Com a licença dos nossos encantados, com a bênção das mais velhas e dos mais velhos, com reverência às crianças e à juventude que nos guiam.
Trazemos esta palavra viva, que nasce da terra, do batuque, do vento, das águas e do fogo sagrado dos nossos territórios. Falamos desde o ventre fértil do Kilombu Manzo Ngunzo Kaiango, na cidade de Belo Horizonte, Minas Gerais — território de resistência, axé e luta. Terra que pulsa sob as montanhas ancestrais da Serra do Curral, da Mata da Baleia e da Cordilheira do Espinhaço, onde memória, espiritualidade, luta e encantamento se entrelaçam. Erguemos esta carta como semente e como tambor. Semente que pede chão fértil para brotar uma educação que não seja colonial, racista, capitalista nem patriarcal.

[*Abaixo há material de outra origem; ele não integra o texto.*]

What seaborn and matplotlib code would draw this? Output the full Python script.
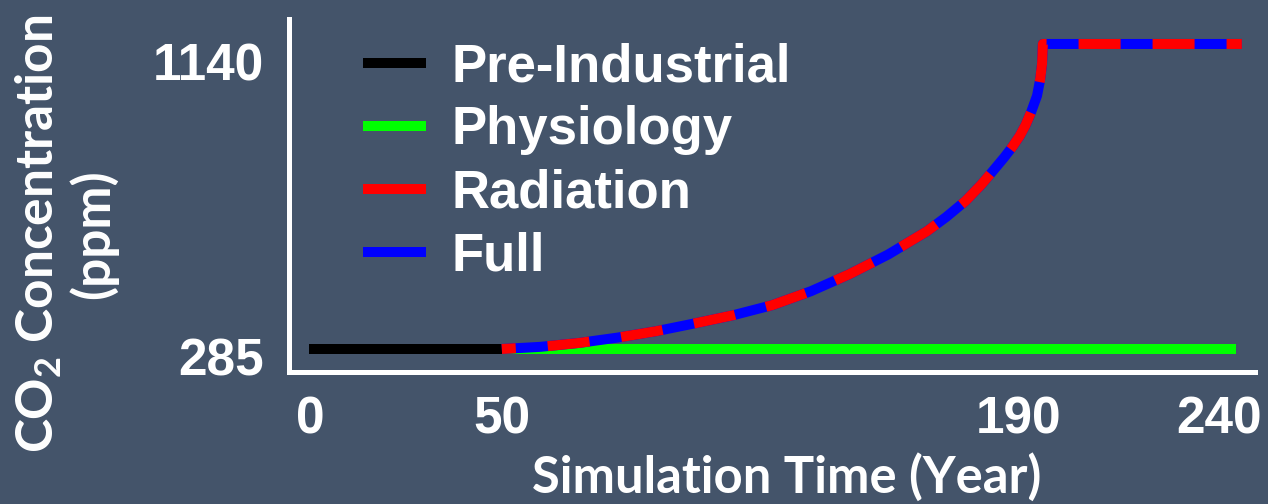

Tambor que convoca, gira e anuncia: não há futuro possível sem enfrentar o racismo estrutural, sem devolver centralidade aos saberes ancestrais dos povos pretos, indígenas, ciganos e quilombolas.
Por que escrevemos: O Plano Nacional de Educação (2024-2034) tem a obrigação histórica de reconhecer que não existe educação de qualidade sem ser profundamente antirracista, anticolonial, agroecológica e enraizada na diversidade dos territórios e dos povos que sustentam este país. A educação que queremos e exigimos nasce do território, da oralidade, do corpo, da espiritualidade, da circularidade e da coletividade. Não cabe mais uma educação que violente, apague, silencie e mate nossos saberes e existências. Nossas crianças não são páginas em branco. Elas carregam nos ossos, no sangue, nas memórias e nos umbigos plantados a força de uma história milenar. Uma educação verdadeiramente libertadora precisa cuidar desses corpos, dessas memórias e dessas terras.
O que exigimos:
- A efetiva inclusão da educação quilombola, indígena, cigana e de matriz africana como parte estruturante do sistema educacional brasileiro — e não como apêndice, exceção ou projeto complementar.

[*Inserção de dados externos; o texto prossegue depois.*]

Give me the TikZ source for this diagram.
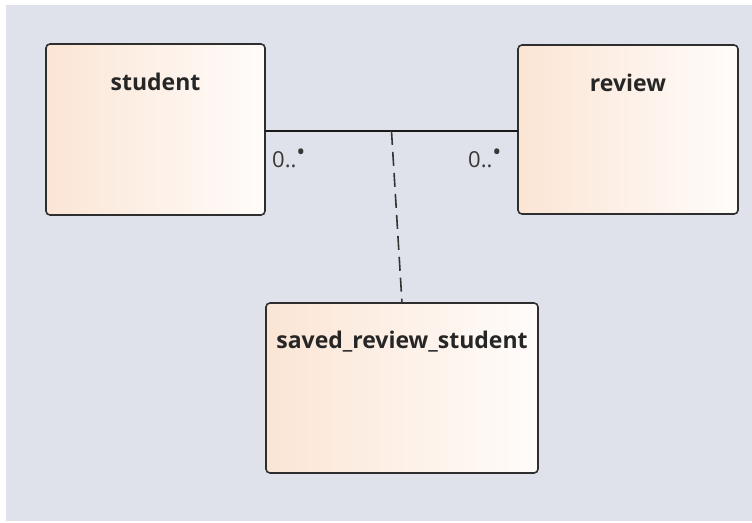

- O reconhecimento e fortalecimento das escolas dos territórios, sejam elas terreiros, quilombos, aldeias, favelas, ocupações urbanas, centros culturais ou espaços comunitários, como centros legítimos de produção e transmissão de saberes.
- Formação antirracista, anticolonial, decolonial e agroecológica para todas e todos os educadores e gestores, com currículos que incorporem os saberes ancestrais, a história real do Brasil e as lutas dos povos. A criação de políticas públicas que garantam recursos materiais, financeiros e simbólicos para as práticas pedagógicas de base comunitária, espiritual e territorial.
- O enfrentamento direto do racismo ambiental, religioso, epistêmico e estrutural, reconhecendo seus impactos na educação, nos territórios e nas subjetividades dos povos.
- A garantia de que a educação cuide e preserve os territórios: não há escola possível sem água limpa, sem terra viva, sem floresta em pé e sem povo em pé.
- A construção de uma pedagogia que valorize a oralidade, o canto, a dança, o toque do tambor, a circularidade, a espiritualidade, o plantio, a cura e o cuidado — porque ensinar e aprender é também se enraizar, se curar e se libertar.
A palavra que move: Nos recusamos a aceitar uma educação que sirva à reprodução da colonialidade, do racismo e da destruição. Nos recusamos a aceitar uma educação que não olhe nos olhos das nossas crianças e que não reconheça nos seus corpos a dignidade, a beleza e a potência dos mundos que habitam. Reivindicamos uma educação que planta, que cura, que canta, que gira. Uma educação que seja tambor, que seja água, que seja mata, que seja território livre. Que o Plano Nacional de Educação (2024-2034) não se esconda atrás de promessas vazias, mas assuma, com coragem e responsabilidade, o compromisso inegociável de construir uma educação verdadeiramente antirracista, popular, agroecológica e ancestral.
Esta carta segue como semente, como reza, como tambor que ecoa por entre as serras, os rios, os quilombos, os terreiros, as aldeias, as favelas e os campos. Seguimos de pé, com nossos umbigos plantados na terra e nossos corações pulsando no ritmo dos Ngoma. Que nossos tambores jamais se calem. Pela vida, pela memória, pelo território e pelo Bem Viver. Com a força dos encantados e a benção dos nossos ancestrais.